Ohio ranked 5th  in the nation in the category of Access to Emergency Care with a B- grade .  This is an improvement over the 2009 rank of 14 th and C+ grade, and reflects an increase in the number of emergency physicians and other medical specialists in the state. The B- grade  in the category of Quality and Patient Safety was unchanged from 2009.  Ohio’s rank improved from 21st to 15th in part because it now has a funded emergency medical services medical director and because 96.7 percent of the state’s hospitals have adopted electronic medical records.

Ohio lacks key traffic safety provisions, such as helmet laws for motorcycle riders and a ban on handheld cellphone use for all drivers, which is one reason the grade for Public Health and Injury Prevention of C- remains unchanged. The state improved from 18th place to sixth place and earned a B+ for Medical Liability Environment, having implemented expert witness rules and a cap on non-economic damages.

“America’s Emergency Care Environment:  A State-by-State Report Card – 2014” evaluates conditions under which emergency care is being delivered, not the quality of care provided by hospitals and emergency providers. It has 136 measures in five categories:  access to emergency care (30 percent of the grade), quality and patient safety (20 percent), medical liability environment (20 percent), public health and injury prevention (15 percent) and disaster preparedness (15 percent). While America earned an overall mediocre grade of C- on the Report Card issued in 2009, this year the country received a near-failing grade of D+.
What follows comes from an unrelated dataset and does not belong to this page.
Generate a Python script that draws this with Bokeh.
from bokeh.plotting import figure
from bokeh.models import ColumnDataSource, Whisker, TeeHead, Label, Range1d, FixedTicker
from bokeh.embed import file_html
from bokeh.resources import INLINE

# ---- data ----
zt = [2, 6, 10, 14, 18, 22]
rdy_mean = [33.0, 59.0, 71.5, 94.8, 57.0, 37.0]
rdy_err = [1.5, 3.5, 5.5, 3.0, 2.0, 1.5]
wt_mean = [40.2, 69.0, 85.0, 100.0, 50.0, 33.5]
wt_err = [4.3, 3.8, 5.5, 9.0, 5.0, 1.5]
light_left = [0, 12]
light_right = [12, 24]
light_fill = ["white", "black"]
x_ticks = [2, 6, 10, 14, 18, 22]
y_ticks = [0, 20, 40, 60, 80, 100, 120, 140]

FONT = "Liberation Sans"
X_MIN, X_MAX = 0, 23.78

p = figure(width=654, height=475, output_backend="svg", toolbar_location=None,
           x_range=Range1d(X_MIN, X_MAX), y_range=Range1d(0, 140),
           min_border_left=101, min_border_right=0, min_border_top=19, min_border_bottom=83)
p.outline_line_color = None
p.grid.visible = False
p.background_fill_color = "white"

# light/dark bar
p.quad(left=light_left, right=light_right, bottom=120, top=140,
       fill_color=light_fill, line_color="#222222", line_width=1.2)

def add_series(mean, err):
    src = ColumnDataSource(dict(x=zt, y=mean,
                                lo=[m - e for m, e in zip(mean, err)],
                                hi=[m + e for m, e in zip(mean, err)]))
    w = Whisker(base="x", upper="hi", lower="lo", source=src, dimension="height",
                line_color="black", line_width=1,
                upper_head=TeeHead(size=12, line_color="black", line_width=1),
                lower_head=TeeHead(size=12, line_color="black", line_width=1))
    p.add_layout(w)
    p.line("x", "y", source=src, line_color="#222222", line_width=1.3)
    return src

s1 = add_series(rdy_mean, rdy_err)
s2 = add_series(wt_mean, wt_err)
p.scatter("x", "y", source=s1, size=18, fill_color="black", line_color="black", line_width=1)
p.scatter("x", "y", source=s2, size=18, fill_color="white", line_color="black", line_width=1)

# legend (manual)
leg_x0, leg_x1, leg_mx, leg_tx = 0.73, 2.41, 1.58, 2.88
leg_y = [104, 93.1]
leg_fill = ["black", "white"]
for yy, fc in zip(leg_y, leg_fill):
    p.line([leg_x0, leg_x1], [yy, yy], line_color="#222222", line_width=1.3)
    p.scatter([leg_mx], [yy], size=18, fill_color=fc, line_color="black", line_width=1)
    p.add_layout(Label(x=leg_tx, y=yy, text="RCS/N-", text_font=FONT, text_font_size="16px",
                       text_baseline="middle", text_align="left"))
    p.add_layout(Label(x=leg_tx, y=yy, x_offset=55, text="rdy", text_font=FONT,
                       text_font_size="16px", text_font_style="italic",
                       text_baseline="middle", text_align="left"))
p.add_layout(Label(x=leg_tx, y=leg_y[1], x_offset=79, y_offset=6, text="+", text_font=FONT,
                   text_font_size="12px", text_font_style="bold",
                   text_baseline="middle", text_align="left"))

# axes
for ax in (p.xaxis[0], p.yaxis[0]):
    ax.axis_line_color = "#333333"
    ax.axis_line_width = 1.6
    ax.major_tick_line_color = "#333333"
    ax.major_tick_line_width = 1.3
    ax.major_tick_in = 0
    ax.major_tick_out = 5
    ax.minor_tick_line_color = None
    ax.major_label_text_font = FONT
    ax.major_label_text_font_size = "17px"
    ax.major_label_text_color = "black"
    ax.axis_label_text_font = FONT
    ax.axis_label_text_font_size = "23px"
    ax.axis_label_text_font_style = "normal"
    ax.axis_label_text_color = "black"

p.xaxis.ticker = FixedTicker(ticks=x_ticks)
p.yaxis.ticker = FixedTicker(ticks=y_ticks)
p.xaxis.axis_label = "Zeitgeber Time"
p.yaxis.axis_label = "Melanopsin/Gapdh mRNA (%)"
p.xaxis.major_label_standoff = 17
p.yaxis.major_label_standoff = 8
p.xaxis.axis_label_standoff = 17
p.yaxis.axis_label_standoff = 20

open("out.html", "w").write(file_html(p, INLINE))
NOTE: Ohio’s grade in the Disaster Preparedness category is based largely on survey responses provided by the state that were discovered to be inaccurate just prior to release of the Report Card. Those original survey responses were used to calculate the state’s grade of F and are also used in the compilation of the summary statistics for all states. While too late for inclusion in the Report Card’s calculations or the printed version of the Report Card, the following data page has been amended to reflect Ohio’s revised responses. The revisions would have likely improved the state’s Disaster Preparedness grade to a C or C- and the overall state grade would likely remain the same or improve to a B-.

ACEP is the national medical specialty society representing emergency medicine. ACEP is committed to advancing emergency care through continuing education, research and public education. Headquartered in Dallas, Texas, ACEP has 53 chapters representing each state, as well as Puerto Rico and the District of Columbia. A Government Services Chapter represents emergency physicians employed by military branches and other government agencies.